Outline Egka 4 is a regular weight, narrow, very high contrast, upright, tall x-height font.
Keywords: sports branding, team apparel, posters, headlines, logos, varsity, retro, bold, sporty, carnival, athletic branding, compact impact, vintage display, dimensional effect, blocky, beveled, shadowed, inline, octagonal.
A condensed, block-built display face with squared-off curves and chamfered corners that give many forms an octagonal, carved feel. Letters are constructed from a strong outer contour with a hollow interior and a thin inline detail, producing a layered, dimensional look. Stroke endings are blunt and flat, counters are compact, and curves (C, O, S) read as squarish rounds rather than true circles. The rhythm is tight and vertical, with sturdy stems, short crossbars, and a consistent outline thickness that stays legible at larger sizes.

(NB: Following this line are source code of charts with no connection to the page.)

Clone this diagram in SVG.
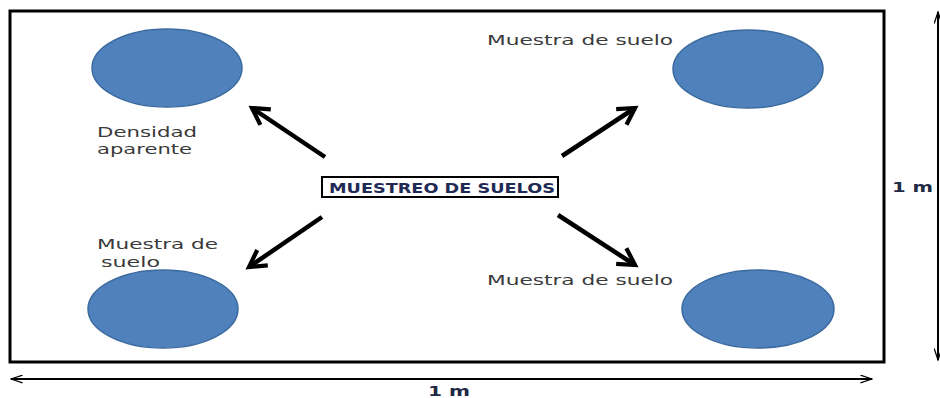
<svg xmlns="http://www.w3.org/2000/svg" width="940" height="398" viewBox="0 0 940 398">
<style>
.frame{fill:none;stroke:#000;stroke-width:3}
.sample{fill:#4F81BD;stroke:#3C6A9E;stroke-width:1.5}
.lbl{font-family:"DejaVu Sans","Verdana",sans-serif;font-size:14px;fill:#3a3a3a}
.dim{font-family:"DejaVu Sans",sans-serif;font-size:14px;font-weight:bold;fill:#1f2a44}
.conn{stroke:#000;stroke-width:4.5;fill:none}
.dimline{stroke:#000;stroke-width:2;fill:none}
</style>
<defs>
<marker id="ah" viewBox="0 0 10 10" refX="8" refY="5" markerWidth="5.2" markerHeight="5.2" orient="auto" markerUnits="strokeWidth">
<path d="M1,1 L8,5 L1,9" fill="none" stroke="#000" stroke-width="1.8"/>
</marker>
<marker id="oh" viewBox="0 0 20 14" refX="19" refY="7" markerWidth="13" markerHeight="9" orient="auto-start-reverse" markerUnits="userSpaceOnUse">
<path d="M1,1 L19,7 L1,13" fill="none" stroke="#000" stroke-width="2"/>
</marker>
</defs>
<rect width="940" height="398" fill="#fff"/>
<rect id="plot" class="frame" x="10" y="11" width="874" height="351"/>
<g id="n-tl">
<ellipse class="sample" cx="167" cy="68" rx="75" ry="39"/>
<text class="lbl" x="97" y="137" textLength="100" lengthAdjust="spacingAndGlyphs">Densidad</text>
<text class="lbl" x="97" y="154" textLength="95" lengthAdjust="spacingAndGlyphs">aparente</text>
</g>
<g id="n-tr">
<ellipse class="sample" cx="748" cy="69" rx="75" ry="39"/>
<text class="lbl" x="487" y="45" textLength="186" lengthAdjust="spacingAndGlyphs">Muestra de suelo</text>
</g>
<g id="n-bl">
<ellipse class="sample" cx="163" cy="309" rx="75" ry="39"/>
<text class="lbl" x="97" y="249" textLength="121" lengthAdjust="spacingAndGlyphs">Muestra de</text>
<text class="lbl" x="101" y="267" textLength="59" lengthAdjust="spacingAndGlyphs">suelo</text>
</g>
<g id="n-br">
<ellipse class="sample" cx="758" cy="309" rx="76" ry="39"/>
<text class="lbl" x="487" y="285" textLength="186" lengthAdjust="spacingAndGlyphs">Muestra de suelo</text>
</g>
<g id="n-center">
<rect x="322" y="177" width="236" height="20" fill="#fff" stroke="#000" stroke-width="2"/>
<text x="329" y="192.5" font-family="DejaVu Sans,sans-serif" font-size="14" font-weight="bold" fill="#1f2a55" textLength="226" lengthAdjust="spacingAndGlyphs">MUESTREO DE SUELOS</text>
</g>
<g id="connectors">
<line class="conn" x1="325" y1="157" x2="252" y2="108" marker-end="url(#ah)"/>
<line class="conn" x1="562" y1="156" x2="635" y2="108" marker-end="url(#ah)"/>
<line class="conn" x1="322" y1="217" x2="249" y2="267" marker-end="url(#ah)"/>
<line class="conn" x1="558" y1="215" x2="635" y2="265" marker-end="url(#ah)"/>
</g>
<g id="dimensions">
<line class="dimline" x1="11" y1="379" x2="872" y2="379" marker-start="url(#oh)" marker-end="url(#oh)"/>
<line class="dimline" x1="938" y1="12" x2="938" y2="360" marker-start="url(#oh)" marker-end="url(#oh)"/>
<text class="dim" x="428" y="396" textLength="42" lengthAdjust="spacingAndGlyphs">1 m</text>
<text class="dim" x="892" y="192" textLength="41" lengthAdjust="spacingAndGlyphs">1 m</text>
</g>
</svg>
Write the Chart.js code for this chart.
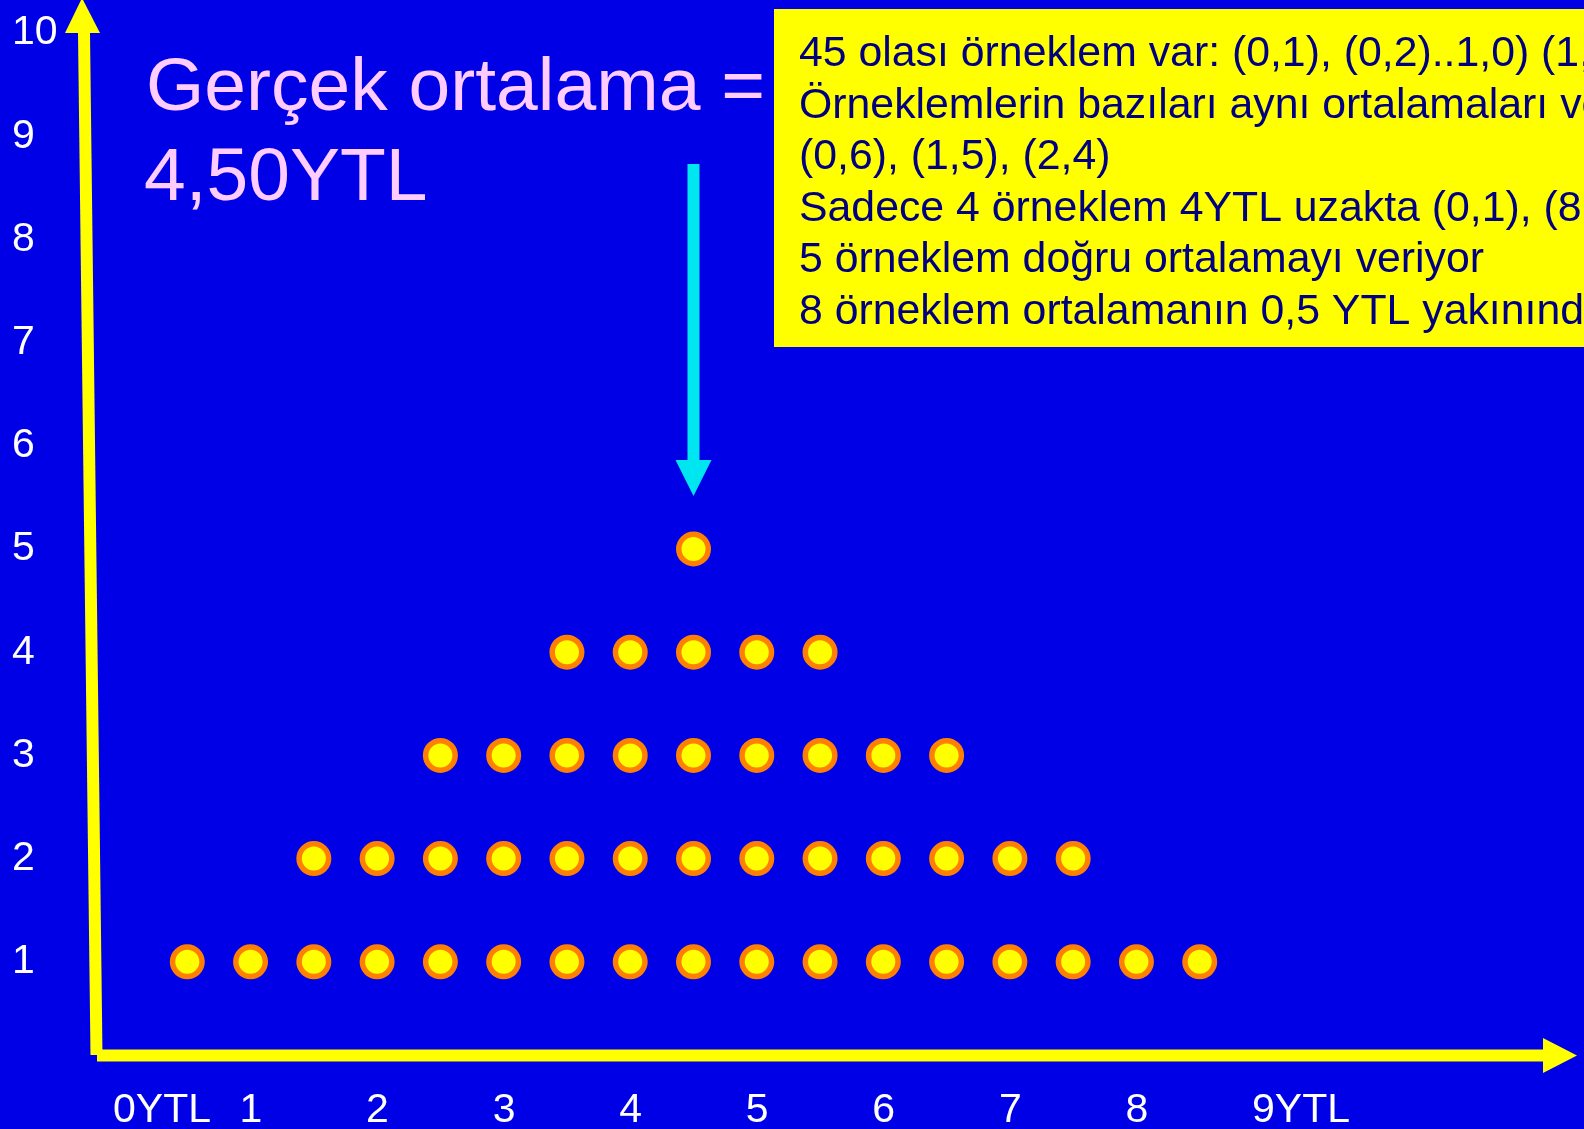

Best suited for large-scale display such as sports identities, varsity-style wordmarks, jerseys and merchandise, event posters, and bold packaging or signage. The hollow outline and inline detailing reward generous sizing and simple color treatments, and the narrow proportions help fit longer headlines into constrained widths.
The overall tone feels collegiate and athletic, with a classic sign-painting and poster sensibility. The outlined-and-inlined construction adds a festive, showy character that reads as confident and attention-grabbing. It evokes scoreboards, team branding, and vintage advertising where impact matters more than subtlety.
The design appears intended to deliver a classic varsity/athletic headline look with added dimensional flair through outline and inline detailing. Its compact, upright structure prioritizes punchy, space-efficient titles that feel traditional, competitive, and built for branding.
Distinctive cuts and notches create a subtle pseudo-shadow/bevel impression, especially on diagonals and at inner corners. Numerals follow the same angular, outlined construction and maintain a uniform, display-oriented presence. The lowercase mirrors the uppercase’s block structure, keeping a consistent, sturdy texture across mixed-case settings.